Host towns go to great lengths to ensure that riders are treated well and that they have good memories when they leave.  Being selected as a host town is a big deal in Iowa, and it is our state's equivalent to being selected as a site for the next Olympics.  Many hours of planning go into preparing the venue for the overnight stay.

Last night, the riders were staying in the neighboring suburb of Waukee.  A big thunderstorm blew through last night.  While July thunderstorms are nothing new to RAGBRAI riders, this one (according to news reports this morning) evidently short circuited the sound system in Centennial Park, causing the school fight song to blare out over the campgrounds where many of the cyclists were staying... all night long.  Yup, that'll be a memorable stay.

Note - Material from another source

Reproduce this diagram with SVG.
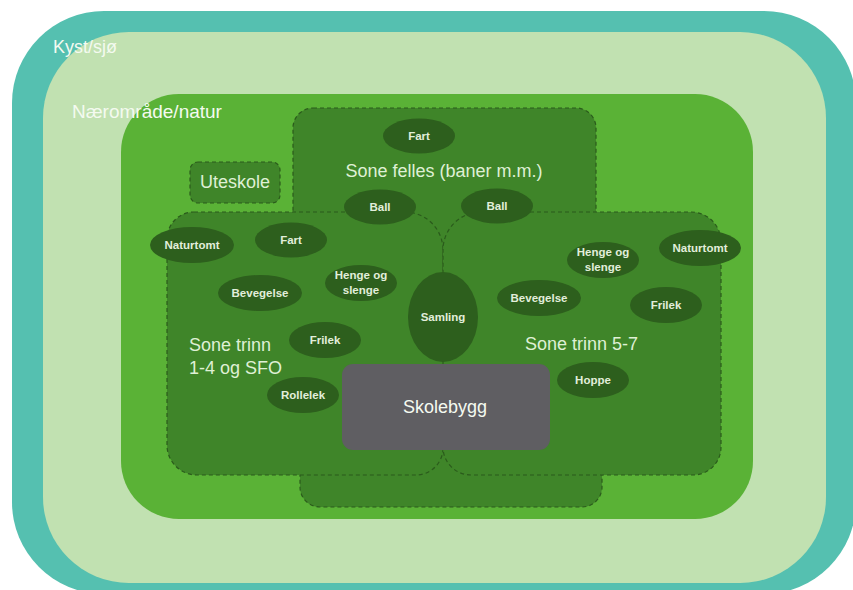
<svg xmlns="http://www.w3.org/2000/svg" width="853" height="590" viewBox="0 0 853 590">
<style>
.zone{fill:#3f8529;stroke:#2b5b1c;stroke-width:1.2;stroke-dasharray:4 3}
.el{fill:#2d5f1d}
.et{font-family:"Liberation Sans",Arial,sans-serif;font-size:11.5px;font-weight:bold;fill:#e2eedb;text-anchor:middle}
.zt{font-family:"Liberation Sans",Arial,sans-serif;font-size:18px;fill:#dff0d5}
.bt{font-family:"Liberation Sans",Arial,sans-serif;fill:#f4faf0}
</style>
<rect width="853" height="590" fill="#ffffff"/>
<g id="kyst">
<rect x="12" y="11" width="844" height="583" rx="92" fill="#55c0b0"/>
</g>
<g id="naeromrade">
<rect x="43" y="32" width="783" height="551" rx="86" fill="#c1e1b1"/>
<rect x="121" y="94" width="632" height="425" rx="58" fill="#5ab236"/>
</g>
<g id="kyst-label"><text class="bt" x="53" y="53" font-size="18">Kyst/sjø</text></g>
<g id="naeromrade-label"><text class="bt" x="72" y="118" font-size="19">Nærområde/natur</text></g>
<g id="sone-felles">
<path class="zone" d="M313 108 H576 A20 20 0 0 1 596 128 V300 L602 300 V487 A20 20 0 0 1 582 507 H320 A20 20 0 0 1 300 487 V300 L293 300 V128 A20 20 0 0 1 313 108 Z"/>
<text class="zt" x="444" y="177" text-anchor="middle">Sone felles (baner m.m.)</text>
</g>
<g id="sone-1-4">
<path class="zone" d="M194 212 H405 A38 38 0 0 1 443 250 V448 A27 27 0 0 1 416 475 H197 A30 30 0 0 1 167 445 V239 A27 27 0 0 1 194 212 Z"/>
<text class="zt" x="189" y="351">Sone trinn</text>
<text class="zt" x="189" y="374">1-4 og SFO</text>
</g>
<g id="sone-5-7">
<path class="zone" d="M481 212 H691 A30 30 0 0 1 721 242 V447 A28 28 0 0 1 693 475 H471 A28 28 0 0 1 443 447 V250 A38 38 0 0 1 481 212 Z"/>
<text class="zt" x="525" y="350">Sone trinn 5-7</text>
</g>
<g id="uteskole">
<rect class="zone" x="190" y="162" width="90" height="41" rx="8"/>
<text class="zt" x="235" y="188" font-size="16" text-anchor="middle">Uteskole</text>
</g>
<g id="skolebygg">
<rect x="342" y="364" width="208" height="86" rx="11" fill="#5f5e62"/>
<text class="bt" x="445" y="413" font-size="18" text-anchor="middle" fill="#eeeeee">Skolebygg</text>
</g>
<g id="samling"><ellipse class="el" cx="443" cy="317" rx="35" ry="45"/><text class="et" x="443" y="321">Samling</text></g>
<g id="fart-felles"><ellipse class="el" cx="419" cy="136" rx="36" ry="17.5"/><text class="et" x="419" y="140">Fart</text></g>
<g id="ball-venstre"><ellipse class="el" cx="380" cy="207" rx="36" ry="17.5"/><text class="et" x="380" y="211">Ball</text></g>
<g id="ball-hoyre"><ellipse class="el" cx="497" cy="206" rx="36" ry="17.5"/><text class="et" x="497" y="210">Ball</text></g>
<g id="naturtomt-venstre"><ellipse class="el" cx="192" cy="245" rx="42" ry="18"/><text class="et" x="192" y="249">Naturtomt</text></g>
<g id="fart-venstre"><ellipse class="el" cx="291" cy="240" rx="36" ry="17.5"/><text class="et" x="291" y="244">Fart</text></g>
<g id="bevegelse-venstre"><ellipse class="el" cx="260" cy="293" rx="42" ry="18"/><text class="et" x="260" y="297">Bevegelse</text></g>
<g id="henge-venstre"><ellipse class="el" cx="361" cy="283" rx="36" ry="18"/><text class="et" x="361" y="279">Henge og</text><text class="et" x="361" y="294">slenge</text></g>
<g id="frilek-venstre"><ellipse class="el" cx="325" cy="340" rx="36" ry="18"/><text class="et" x="325" y="344">Frilek</text></g>
<g id="rollelek"><ellipse class="el" cx="303" cy="395" rx="36" ry="18"/><text class="et" x="303" y="399">Rollelek</text></g>
<g id="bevegelse-hoyre"><ellipse class="el" cx="539" cy="298" rx="42" ry="18"/><text class="et" x="539" y="302">Bevegelse</text></g>
<g id="henge-hoyre"><ellipse class="el" cx="603" cy="260" rx="36" ry="18"/><text class="et" x="603" y="256">Henge og</text><text class="et" x="603" y="271">slenge</text></g>
<g id="naturtomt-hoyre"><ellipse class="el" cx="700" cy="248" rx="41" ry="18"/><text class="et" x="700" y="252">Naturtomt</text></g>
<g id="frilek-hoyre"><ellipse class="el" cx="666" cy="305" rx="36" ry="18"/><text class="et" x="666" y="309">Frilek</text></g>
<g id="hoppe"><ellipse class="el" cx="593" cy="380" rx="36" ry="18"/><text class="et" x="593" y="384">Hoppe</text></g>
<g id="connectors"></g>
</svg>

You can rest assured that the Waukee planners were probably prepared for most risk events, but this one probably didn't even hit their radar screen.  But I bet it gets filed under "lessons learned" for the next time Waukee is selected to host.

As project managers, we have to plan for risks.  But there are some risks we could never begin to fathom in a million years... things that blindside us so badly that we're left standing there dazed and confused.  That's where documenting our assumptions (REMEMBER:  "Undocumented assumptions resurrect as excuses")and building in logical contingency help us keep our credibility.  It is so much easier to go to stakeholders and say "Our assumptions were violated" than it is to say "We didn't see that one coming."

And if that doesn't work, repetitively playing your project's fight song might help.